#### COLLECTED MATERIAL

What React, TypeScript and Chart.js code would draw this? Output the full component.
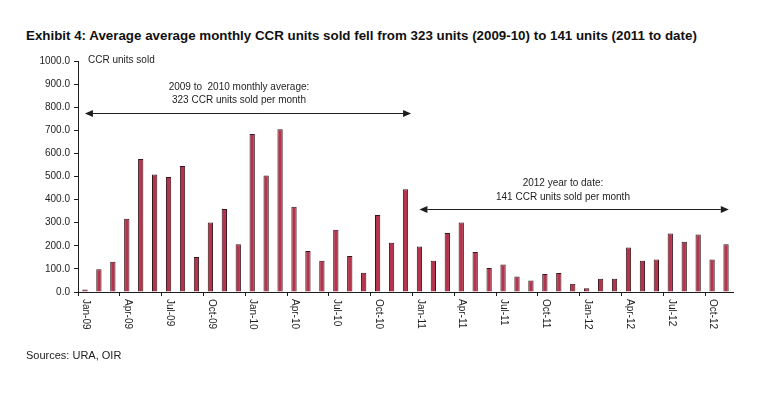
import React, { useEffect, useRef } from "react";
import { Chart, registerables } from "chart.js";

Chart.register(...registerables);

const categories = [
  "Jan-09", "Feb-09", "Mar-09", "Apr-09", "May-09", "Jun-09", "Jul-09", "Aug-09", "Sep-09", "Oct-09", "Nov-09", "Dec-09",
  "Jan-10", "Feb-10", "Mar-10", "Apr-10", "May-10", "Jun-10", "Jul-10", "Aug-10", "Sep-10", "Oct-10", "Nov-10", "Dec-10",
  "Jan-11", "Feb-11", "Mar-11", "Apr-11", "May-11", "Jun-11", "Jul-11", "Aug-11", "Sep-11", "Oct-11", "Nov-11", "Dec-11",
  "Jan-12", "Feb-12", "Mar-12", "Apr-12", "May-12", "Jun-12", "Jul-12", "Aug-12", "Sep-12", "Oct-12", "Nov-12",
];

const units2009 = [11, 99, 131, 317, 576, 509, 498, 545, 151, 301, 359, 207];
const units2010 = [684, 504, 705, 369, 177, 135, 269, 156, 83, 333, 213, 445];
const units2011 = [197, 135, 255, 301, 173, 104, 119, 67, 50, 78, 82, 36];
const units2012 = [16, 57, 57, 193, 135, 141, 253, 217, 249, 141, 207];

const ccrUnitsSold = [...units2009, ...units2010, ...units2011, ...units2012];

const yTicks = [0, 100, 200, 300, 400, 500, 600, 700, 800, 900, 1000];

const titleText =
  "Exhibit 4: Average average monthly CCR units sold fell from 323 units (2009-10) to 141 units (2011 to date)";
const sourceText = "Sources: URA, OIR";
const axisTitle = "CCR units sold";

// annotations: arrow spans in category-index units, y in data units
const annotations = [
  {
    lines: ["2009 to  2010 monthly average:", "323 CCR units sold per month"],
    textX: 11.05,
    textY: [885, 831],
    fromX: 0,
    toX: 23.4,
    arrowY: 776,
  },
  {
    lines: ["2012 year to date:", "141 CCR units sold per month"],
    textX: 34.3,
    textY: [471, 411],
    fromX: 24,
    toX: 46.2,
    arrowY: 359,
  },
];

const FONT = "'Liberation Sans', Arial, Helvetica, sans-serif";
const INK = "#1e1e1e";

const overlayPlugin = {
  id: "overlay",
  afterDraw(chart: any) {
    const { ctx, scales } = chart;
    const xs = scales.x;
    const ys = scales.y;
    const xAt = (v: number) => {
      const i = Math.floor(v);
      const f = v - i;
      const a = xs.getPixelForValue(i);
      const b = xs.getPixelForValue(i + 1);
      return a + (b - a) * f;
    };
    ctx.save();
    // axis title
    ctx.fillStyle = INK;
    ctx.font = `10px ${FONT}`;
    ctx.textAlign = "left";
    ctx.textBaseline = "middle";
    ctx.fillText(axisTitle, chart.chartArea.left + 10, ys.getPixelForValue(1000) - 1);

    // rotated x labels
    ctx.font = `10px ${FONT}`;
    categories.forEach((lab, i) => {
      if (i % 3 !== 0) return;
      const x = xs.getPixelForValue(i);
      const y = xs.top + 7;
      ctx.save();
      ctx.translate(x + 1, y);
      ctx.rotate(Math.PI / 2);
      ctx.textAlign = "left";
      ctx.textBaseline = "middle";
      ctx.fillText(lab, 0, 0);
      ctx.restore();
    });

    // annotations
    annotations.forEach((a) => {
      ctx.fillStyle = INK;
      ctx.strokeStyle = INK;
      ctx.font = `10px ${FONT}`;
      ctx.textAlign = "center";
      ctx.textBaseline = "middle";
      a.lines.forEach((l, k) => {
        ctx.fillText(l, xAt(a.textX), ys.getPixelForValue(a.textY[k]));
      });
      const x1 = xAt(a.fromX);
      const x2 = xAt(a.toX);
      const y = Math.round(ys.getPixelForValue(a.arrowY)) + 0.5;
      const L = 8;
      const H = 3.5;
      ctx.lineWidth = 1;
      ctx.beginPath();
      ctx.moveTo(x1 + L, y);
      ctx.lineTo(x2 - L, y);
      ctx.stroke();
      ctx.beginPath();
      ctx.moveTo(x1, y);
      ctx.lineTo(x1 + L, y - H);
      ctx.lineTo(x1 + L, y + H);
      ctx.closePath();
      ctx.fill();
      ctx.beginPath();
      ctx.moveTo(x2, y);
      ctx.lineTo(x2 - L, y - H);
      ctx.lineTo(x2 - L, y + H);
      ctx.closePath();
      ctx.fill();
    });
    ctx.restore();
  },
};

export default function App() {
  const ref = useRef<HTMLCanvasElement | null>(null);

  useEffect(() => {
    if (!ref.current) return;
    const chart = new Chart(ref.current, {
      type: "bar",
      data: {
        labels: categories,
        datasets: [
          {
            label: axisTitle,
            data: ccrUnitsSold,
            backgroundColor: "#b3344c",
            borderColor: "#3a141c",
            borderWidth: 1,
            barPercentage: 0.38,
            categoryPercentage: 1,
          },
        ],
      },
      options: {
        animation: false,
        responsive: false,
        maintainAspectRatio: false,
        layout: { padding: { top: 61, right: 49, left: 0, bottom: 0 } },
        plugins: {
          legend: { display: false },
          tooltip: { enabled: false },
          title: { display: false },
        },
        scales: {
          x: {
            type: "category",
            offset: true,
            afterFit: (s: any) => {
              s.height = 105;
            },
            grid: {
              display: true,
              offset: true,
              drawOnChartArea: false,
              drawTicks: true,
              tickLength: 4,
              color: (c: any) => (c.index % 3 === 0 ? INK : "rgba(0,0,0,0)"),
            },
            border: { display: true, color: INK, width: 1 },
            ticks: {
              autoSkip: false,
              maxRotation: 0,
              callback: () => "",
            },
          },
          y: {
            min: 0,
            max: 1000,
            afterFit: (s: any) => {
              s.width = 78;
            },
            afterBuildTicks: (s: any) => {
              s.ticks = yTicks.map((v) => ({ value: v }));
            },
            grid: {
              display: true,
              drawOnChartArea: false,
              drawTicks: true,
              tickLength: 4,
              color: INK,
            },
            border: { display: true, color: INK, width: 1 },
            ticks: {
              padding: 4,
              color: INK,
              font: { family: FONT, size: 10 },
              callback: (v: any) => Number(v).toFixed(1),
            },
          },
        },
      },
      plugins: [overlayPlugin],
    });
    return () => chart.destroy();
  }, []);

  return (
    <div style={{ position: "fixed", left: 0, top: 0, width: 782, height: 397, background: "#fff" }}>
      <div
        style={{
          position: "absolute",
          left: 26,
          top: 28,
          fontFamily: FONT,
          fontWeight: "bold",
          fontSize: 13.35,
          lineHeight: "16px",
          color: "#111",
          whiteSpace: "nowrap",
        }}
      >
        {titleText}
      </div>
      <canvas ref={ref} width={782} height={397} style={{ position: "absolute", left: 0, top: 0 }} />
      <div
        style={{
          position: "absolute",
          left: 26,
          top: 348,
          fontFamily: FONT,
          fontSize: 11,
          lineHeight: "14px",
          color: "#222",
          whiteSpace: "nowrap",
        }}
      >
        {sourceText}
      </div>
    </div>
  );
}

########

Look over the listing. Pull out every line with the string "React" in it.

What React, TypeScript and Chart.js code would draw this? Output the full component.
import React, { useEffect, useRef } from "react";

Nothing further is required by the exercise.